You can watch this one online at The Light Bulb Conspiracy (YouTube). it’s in English, French and German (with English subtitles). This is a one-hour documentary about planned obsolescence in the context of dwindling resources and energy and that it only works at all because the true costs of products, transportation, resources and so on are not actually factored in. We subsidize the present from the future. It includes some very interesting interviews, portions of which I’ve transcribed below.
“We live in a Growth Society. Growth Society’s logic is not only to grow to meet demand but to grow for the sake of growth, unbounded growth in production that is justified through the boundless growth in consumption. The three crucial factors are advertising, planned obsolescence and credit. […] Anyone who thinks that infinite growth is consistent with a finite planet is either crazy or an economist. The problem is that now we’ve all become economists.”
“if happiness was dependent on our consumption level, we would be 100% content. We consume 26 times more than in Marx’s time. But all studies show that people are not 20 times happier. For happiness is always subjective.”

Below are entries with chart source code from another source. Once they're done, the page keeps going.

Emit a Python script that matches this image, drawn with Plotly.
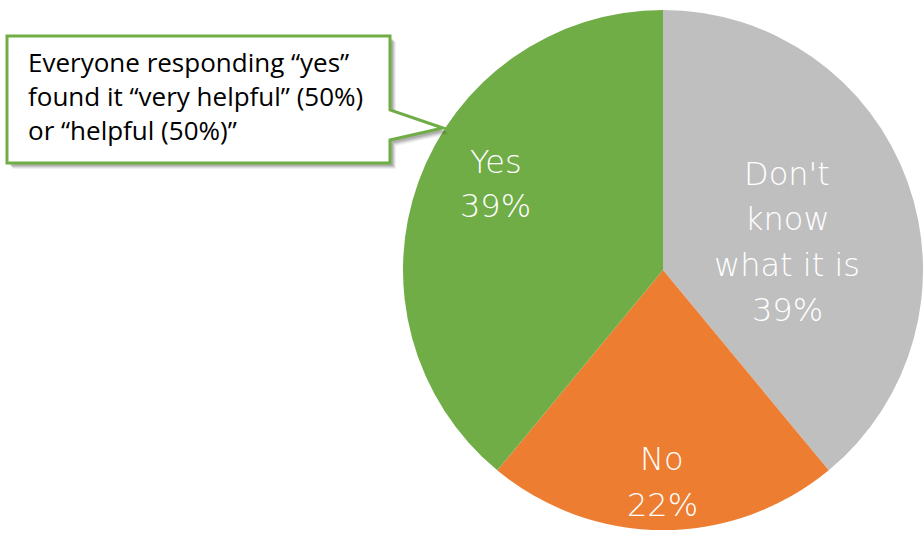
import plotly.graph_objects as go

labels = ["Don't know what it is", "No", "Yes"]
values = [39, 22, 39]
colors = ["#BFBFBF", "#ED7D31", "#70AD47"]
label_lines = [["Don't", "know", "what it is"], ["No"], ["Yes"]]
callout_lines = ["Everyone responding \u201cyes\u201d",
                 "found it \u201cvery helpful\u201d (50%)",
                 "or \u201chelpful (50%)\u201d"]

W, H = 923, 533
total = sum(values)

def px(x):
    return x / W

def py(y):
    return 1 - y / H

fig = go.Figure()
fig.add_trace(go.Pie(
    labels=labels,
    values=values,
    sort=False,
    direction="clockwise",
    rotation=0,
    marker=dict(colors=colors, line=dict(width=0)),
    textinfo="none",
    hoverinfo="skip",
    showlegend=False,
    domain=dict(x=[403 / W, 1], y=[0, 0.9868]),
))

# slice labels (text built from data); first line middle and pitch per slice
label_pos = [(787, 174, 45.3), (662, 459, 46), (496, 162, 44)]
annotations = []
for lines, v, (x, y0, pitch) in zip(label_lines, values, label_pos):
    all_lines = lines + [f"{round(100 * v / total)}%"]
    for i, t in enumerate(all_lines):
        annotations.append(dict(
            x=px(x), y=py(y0 + i * pitch), xref="paper", yref="paper",
            text=t, showarrow=False, xanchor="center", yanchor="middle",
            align="center",
            font=dict(family="DejaVu Sans", size=32, color="white", weight=200),
        ))

# callout text
line_mid = [62, 96, 130]
for t, y in zip(callout_lines, line_mid):
    annotations.append(dict(
        x=px(26), y=py(y), xref="paper", yref="paper",
        text=t, showarrow=False, xanchor="left", yanchor="middle",
        align="left",
        font=dict(family="Open Sans", size=26, color="black"),
    ))

def callout_path(dx=0, dy=0):
    pts = [(7, 36), (390, 36), (390, 110), (443, 128), (390, 140), (390, 163), (7, 163)]
    s = ""
    for i, (x, y) in enumerate(pts):
        s += ("M" if i == 0 else "L") + f"{px(x + dx)},{py(y + dy)} "
    return s + "Z"

shapes = []
for k, op in [(6, 0.06), (5, 0.08), (4, 0.1), (3, 0.12)]:
    shapes.append(dict(type="path", path=callout_path(k, k), xref="paper", yref="paper",
                       fillcolor=f"rgba(0,0,0,{op})", line=dict(width=0), layer="above"))
shapes.append(dict(type="path", path=callout_path(), xref="paper", yref="paper",
                   fillcolor="white", line=dict(color="#70AD47", width=3), layer="above"))

fig.update_layout(
    width=W, height=H,
    margin=dict(l=0, r=0, t=0, b=0),
    paper_bgcolor="white", plot_bgcolor="white",
    annotations=annotations,
    shapes=shapes,
)

fig.write_html("out.html")
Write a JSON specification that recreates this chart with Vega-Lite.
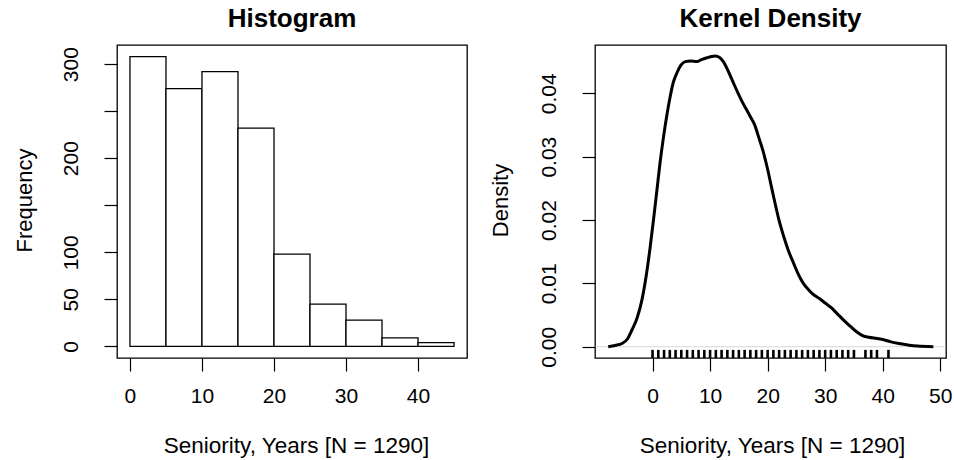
{
  "$schema": "https://vega.github.io/schema/vega-lite/v6.json",
  "autosize": {"type": "none"},
  "padding": {"left": 117, "top": 45, "right": 837, "bottom": 415},
  "background": "white",
  "config": {
    "font": "Liberation Sans",
    "view": {"stroke": "#000", "strokeWidth": 1.3},
    "axis": {
      "grid": false,
      "domain": false,
      "tickColor": "#000",
      "tickSize": 13,
      "tickWidth": 1.2,
      "labelColor": "#000",
      "titleColor": "#000",
      "labelFont": "Liberation Sans",
      "titleFont": "Liberation Sans",
      "titleFontWeight": "normal"
    }
  },
  "bounds": "flush",
  "spacing": 128,
  "hconcat": [
    {
      "width": 350,
      "height": 313,
      "title": {"text": "Histogram", "fontSize": 26, "fontWeight": "bold", "baseline": "alphabetic", "offset": -8.3, "frame": "group", "anchor": "middle", "color": "#000"},
      "data": {
        "values": [
          {"bin_start": 0, "bin_end": 5, "count": 308},
          {"bin_start": 5, "bin_end": 10, "count": 274},
          {"bin_start": 10, "bin_end": 15, "count": 292},
          {"bin_start": 15, "bin_end": 20, "count": 232},
          {"bin_start": 20, "bin_end": 25, "count": 98},
          {"bin_start": 25, "bin_end": 30, "count": 45},
          {"bin_start": 30, "bin_end": 35, "count": 28},
          {"bin_start": 35, "bin_end": 40, "count": 9},
          {"bin_start": 40, "bin_end": 45, "count": 4}
        ]
      },
      "mark": {"type": "bar", "fill": "white", "stroke": "black", "strokeWidth": 1.3},
      "encoding": {
        "x": {
          "field": "bin_start", "type": "quantitative",
          "scale": {"domain": [-1.8, 46.8], "nice": false, "zero": false},
          "axis": {"values": [0, 10, 20, 30, 40], "title": "Seniority, Years [N = 1290]", "labelFontSize": 21, "labelPadding": 14, "titleFontSize": 22.5, "titleX": 179, "titleY": 94, "titleBaseline": "alphabetic", "titleAlign": "center"}
        },
        "x2": {"field": "bin_end"},
        "y": {
          "field": "count", "type": "quantitative", "stack": null,
          "scale": {"domain": [-12.32, 320.32], "nice": false, "zero": false},
          "axis": {"values": [0, 50, 100, 150, 200, 250, 300], "labelExpr": "datum.value == 150 || datum.value == 250 ? '' : datum.label", "title": "Frequency", "labelAngle": -90, "labelAlign": "center", "labelBaseline": "bottom", "labelFontSize": 21, "labelPadding": 23, "titleFontSize": 22, "titleAngle": -90, "titleX": -86, "titleY": 155, "titleBaseline": "alphabetic", "titleAlign": "center"}
        },
        "y2": {"datum": 0}
      }
    },
    {
      "width": 351,
      "height": 313,
      "title": {"text": "Kernel Density", "fontSize": 26, "fontWeight": "bold", "baseline": "alphabetic", "offset": -8.3, "frame": "group", "anchor": "middle", "color": "#000"},
      "layer": [
        {
          "data": {"values": [{"level": 0}]},
          "mark": {"type": "rule", "stroke": "#bbbbbb", "strokeWidth": 0.6},
          "encoding": {"y": {"field": "level", "type": "quantitative", "title": "Density"}}
        },
        {
          "data": {
            "values": [
              {"x": -7.7, "density": 0.0},
              {"x": -6.5, "density": 0.0002},
              {"x": -5.3, "density": 0.0005},
              {"x": -4.3, "density": 0.0013},
              {"x": -3.6, "density": 0.0026},
              {"x": -2.7, "density": 0.0045},
              {"x": -1.84, "density": 0.0074},
              {"x": -1.1, "density": 0.0112},
              {"x": -0.4, "density": 0.0158},
              {"x": 0.2, "density": 0.0203},
              {"x": 0.76, "density": 0.0247},
              {"x": 1.3, "density": 0.029},
              {"x": 1.92, "density": 0.0332},
              {"x": 2.5, "density": 0.0366},
              {"x": 3.07, "density": 0.0395},
              {"x": 3.6, "density": 0.0417},
              {"x": 4.23, "density": 0.0432},
              {"x": 4.9, "density": 0.0444},
              {"x": 5.68, "density": 0.045},
              {"x": 6.6, "density": 0.0451},
              {"x": 7.7, "density": 0.045},
              {"x": 8.5, "density": 0.0453},
              {"x": 9.45, "density": 0.0456},
              {"x": 10.2, "density": 0.0458},
              {"x": 10.9, "density": 0.0459},
              {"x": 11.6, "density": 0.0457},
              {"x": 12.3, "density": 0.045},
              {"x": 13.2, "density": 0.0434},
              {"x": 14.07, "density": 0.0416},
              {"x": 15.5, "density": 0.0388},
              {"x": 17.0, "density": 0.0363},
              {"x": 17.8, "density": 0.0349},
              {"x": 18.4, "density": 0.0332},
              {"x": 19.2, "density": 0.0309},
              {"x": 19.9, "density": 0.0284},
              {"x": 20.6, "density": 0.0255},
              {"x": 21.3, "density": 0.0226},
              {"x": 22.0, "density": 0.0199},
              {"x": 22.8, "density": 0.0174},
              {"x": 23.6, "density": 0.0152},
              {"x": 24.5, "density": 0.0132},
              {"x": 25.3, "density": 0.0115},
              {"x": 26.2, "density": 0.01},
              {"x": 27.1, "density": 0.009},
              {"x": 28.0, "density": 0.0082},
              {"x": 29.0, "density": 0.0076},
              {"x": 30.0, "density": 0.0069},
              {"x": 31.0, "density": 0.0062},
              {"x": 32.0, "density": 0.0053},
              {"x": 33.2, "density": 0.0042},
              {"x": 34.4, "density": 0.0032},
              {"x": 35.4, "density": 0.0024},
              {"x": 36.4, "density": 0.0018},
              {"x": 37.6, "density": 0.0015},
              {"x": 39.0, "density": 0.0013},
              {"x": 40.2, "density": 0.0011},
              {"x": 41.3, "density": 0.0008},
              {"x": 42.8, "density": 0.0005},
              {"x": 44.2, "density": 0.0003},
              {"x": 46.0, "density": 0.0001},
              {"x": 48.8, "density": 0.0}
            ]
          },
          "mark": {"type": "line", "stroke": "black", "strokeWidth": 3, "interpolate": "monotone"},
          "encoding": {
            "x": {
              "field": "x", "type": "quantitative",
              "scale": {"domain": [-10, 51], "nice": false, "zero": false},
              "axis": {"values": [0, 10, 20, 30, 40, 50], "title": "Seniority, Years [N = 1290]", "labelFontSize": 21, "labelPadding": 14, "titleFontSize": 22.5, "titleX": 177, "titleY": 94, "titleBaseline": "alphabetic", "titleAlign": "center"}
            },
            "y": {
              "field": "density", "type": "quantitative",
              "scale": {"domain": [-0.00178, 0.04762], "nice": false, "zero": false},
              "axis": {"values": [0, 0.01, 0.02, 0.03, 0.04], "format": ".2f", "title": "Density", "labelAngle": -90, "labelAlign": "center", "labelBaseline": "bottom", "labelFontSize": 21, "labelPadding": 23, "titleFontSize": 22, "titleAngle": -90, "titleX": -88, "titleY": 155, "titleBaseline": "alphabetic", "titleAlign": "center"}
            }
          }
        },
        {
          "data": {
            "values": [
              {"seniority": 0}, {"seniority": 1}, {"seniority": 2}, {"seniority": 3}, {"seniority": 4},
              {"seniority": 5}, {"seniority": 6}, {"seniority": 7}, {"seniority": 8}, {"seniority": 9},
              {"seniority": 10}, {"seniority": 11}, {"seniority": 12}, {"seniority": 13}, {"seniority": 14},
              {"seniority": 15}, {"seniority": 16}, {"seniority": 17}, {"seniority": 18}, {"seniority": 19},
              {"seniority": 20}, {"seniority": 21}, {"seniority": 22}, {"seniority": 23}, {"seniority": 24},
              {"seniority": 25}, {"seniority": 26}, {"seniority": 27}, {"seniority": 28}, {"seniority": 29},
              {"seniority": 30}, {"seniority": 31}, {"seniority": 32}, {"seniority": 33}, {"seniority": 34},
              {"seniority": 35}, {"seniority": 37}, {"seniority": 38}, {"seniority": 39}, {"seniority": 41}
            ]
          },
          "mark": {"type": "rule", "stroke": "black", "strokeWidth": 2.6},
          "encoding": {
            "x": {"field": "seniority", "type": "quantitative"},
            "y": {"datum": -0.00178},
            "y2": {"datum": -0.0005}
          }
        }
      ]
    }
  ]
}
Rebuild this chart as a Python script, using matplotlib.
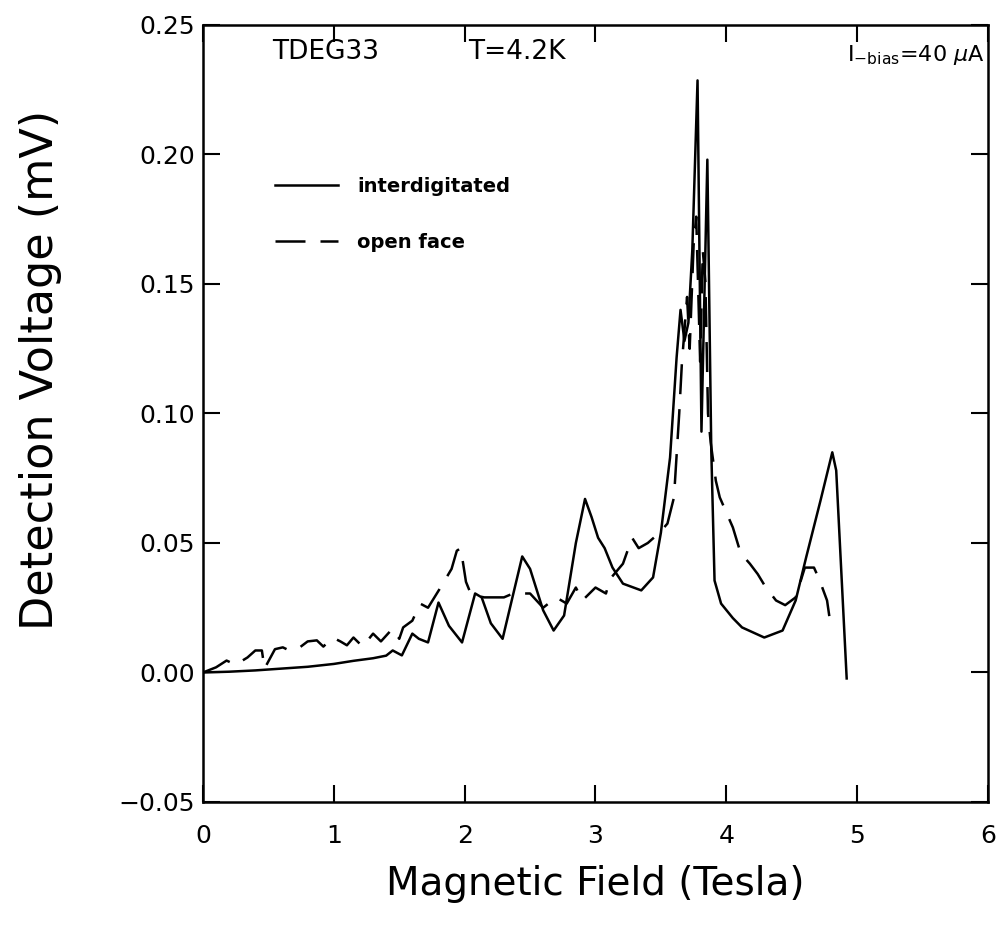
import matplotlib
matplotlib.use("Agg")
from matplotlib import pyplot as plt

# interdigitated (solid line)
b_inter = [0.00, 0.20, 0.40, 0.60, 0.80, 1.00, 1.15, 1.30, 1.40, 1.45, 1.52, 1.60, 1.65,
           1.72, 1.80, 1.88, 1.98, 2.08, 2.13, 2.20, 2.29, 2.37, 2.44, 2.50, 2.60, 2.68,
           2.76, 2.85, 2.92, 2.97, 3.02, 3.07, 3.13, 3.21, 3.35, 3.44, 3.50, 3.57, 3.62,
           3.65, 3.68, 3.71, 3.74, 3.78, 3.81, 3.855, 3.885, 3.91, 3.96, 4.05, 4.12,
           4.29, 4.43, 4.53, 4.61, 4.72, 4.81, 4.84, 4.92]
v_inter = [0.000, 0.0003, 0.0008, 0.0015, 0.0022, 0.0033, 0.0045, 0.0055, 0.0065, 0.0085,
           0.0066, 0.0150, 0.0130, 0.0116, 0.0270, 0.0180, 0.0116, 0.0305, 0.0290, 0.0190,
           0.0130, 0.0300, 0.0448, 0.0400, 0.0240, 0.0162, 0.0220, 0.0500, 0.0670, 0.0600,
           0.0520, 0.0480, 0.0405, 0.0343, 0.0317, 0.0367, 0.0540, 0.0830, 0.1216, 0.1400,
           0.1280, 0.1350, 0.1630, 0.2286, 0.0930, 0.1980, 0.0860, 0.0355, 0.0266, 0.0210,
           0.0174, 0.0135, 0.0162, 0.0278, 0.0444, 0.0664, 0.0850, 0.0780, -0.0023]

# open face (dashed line)
b_open = [0.00, 0.10, 0.18, 0.25, 0.34, 0.40, 0.45, 0.47, 0.55, 0.61, 0.66, 0.74, 0.80,
          0.87, 0.92, 0.99, 1.05, 1.10, 1.15, 1.22, 1.30, 1.36, 1.45, 1.50, 1.53, 1.60,
          1.66, 1.72, 1.83, 1.90, 1.94, 1.97, 2.01, 2.05, 2.15, 2.30, 2.37, 2.50, 2.60,
          2.70, 2.78, 2.85, 2.90, 3.00, 3.08, 3.11, 3.21, 3.28, 3.33, 3.40, 3.49, 3.55,
          3.60, 3.64, 3.66, 3.68, 3.70, 3.72, 3.75, 3.77, 3.80, 3.82, 3.84, 3.86, 3.88,
          3.92, 3.95, 4.05, 4.11, 4.18, 4.24, 4.30, 4.38, 4.45, 4.53, 4.60, 4.67, 4.71,
          4.77, 4.79]
v_open = [0.000, 0.002, 0.0046, 0.0030, 0.0058, 0.0085, 0.0085, 0.0015, 0.0090, 0.0097,
          0.0085, 0.0097, 0.0120, 0.0124, 0.0100, 0.0135, 0.0120, 0.0105, 0.0135, 0.0100,
          0.0150, 0.0120, 0.0170, 0.0130, 0.0174, 0.0200, 0.0266, 0.0250, 0.0340, 0.0400,
          0.0470, 0.0480, 0.0350, 0.0300, 0.0290, 0.0290, 0.0305, 0.0305, 0.0250, 0.0290,
          0.0266, 0.0328, 0.0278, 0.0328, 0.0305, 0.0360, 0.0420, 0.0520, 0.0480, 0.0500,
          0.0540, 0.0575, 0.0676, 0.1000, 0.1190, 0.1320, 0.1450, 0.1250, 0.1650, 0.1760,
          0.1200, 0.1630, 0.1510, 0.1000, 0.0890, 0.0740, 0.0676, 0.0560, 0.0460, 0.0420,
          0.0380, 0.0330, 0.0278, 0.0260, 0.0290, 0.0405, 0.0405, 0.0360, 0.0278, 0.0208]

x_ticks = [0, 1, 2, 3, 4, 5, 6]
y_ticks = [-0.05, 0.00, 0.05, 0.10, 0.15, 0.20, 0.25]

fig = plt.figure(figsize=(10.02, 9.32), dpi=100)
ax = fig.add_axes([0.2026, 0.1395, 0.7834, 0.8337])

ax.plot(b_inter, v_inter, color="black", lw=1.8, label="interdigitated")
ax.plot(b_open, v_open, color="black", lw=1.8, dashes=(12, 6), label="open face")

ax.set_xlim(0, 6)
ax.set_ylim(-0.05, 0.25)
ax.set_xticks(x_ticks)
ax.set_yticks(y_ticks)
ax.set_xticklabels([str(t) for t in x_ticks])
ax.set_yticklabels(["\u22120.05" if t < 0 else "%.2f" % t for t in y_ticks])
ax.tick_params(direction="in", length=12, width=1.5, top=True, right=True,
               labelsize=18)
ax.tick_params(axis="x", pad=16)
ax.tick_params(axis="y", pad=6)
for s in ax.spines.values():
    s.set_linewidth(1.8)

ax.set_xlabel("Magnetic Field (Tesla)", fontsize=28, labelpad=12)
ax.set_ylabel("Detection Voltage (mV)", fontsize=32)
ax.yaxis.set_label_coords(-0.18, 0.556)

ax.text(0.088, 0.965, "TDEG33", transform=ax.transAxes, fontsize=19, va="center")
ax.text(0.338, 0.965, "T=4.2K", transform=ax.transAxes, fontsize=19, va="center")
ax.text(0.996, 0.962, r"$\mathregular{I_{-bias}}$=40 $\mu$A", transform=ax.transAxes,
        fontsize=16, va="center", ha="right")

ax.legend(loc="upper left", bbox_to_anchor=(0.07, 0.827), frameon=False,
          prop={"size": 14, "weight": "bold"}, handlelength=3.2, labelspacing=1.9,
          handletextpad=1.0)

plt.savefig("out.png", dpi=100)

“Critics of [the] de-growth [movement] fear that it will destroy the modern economy and take us straight back to the Stone Age. […] To return to a society of sustainable development is not to go back to the Stone Age but to the 1960s. It is far from the Stone Age. Anti-Growth Society meets Ghandi’s vision: The world is big enough to satisfy everyone’s needs, but will always be too small to satisfy individual greed.”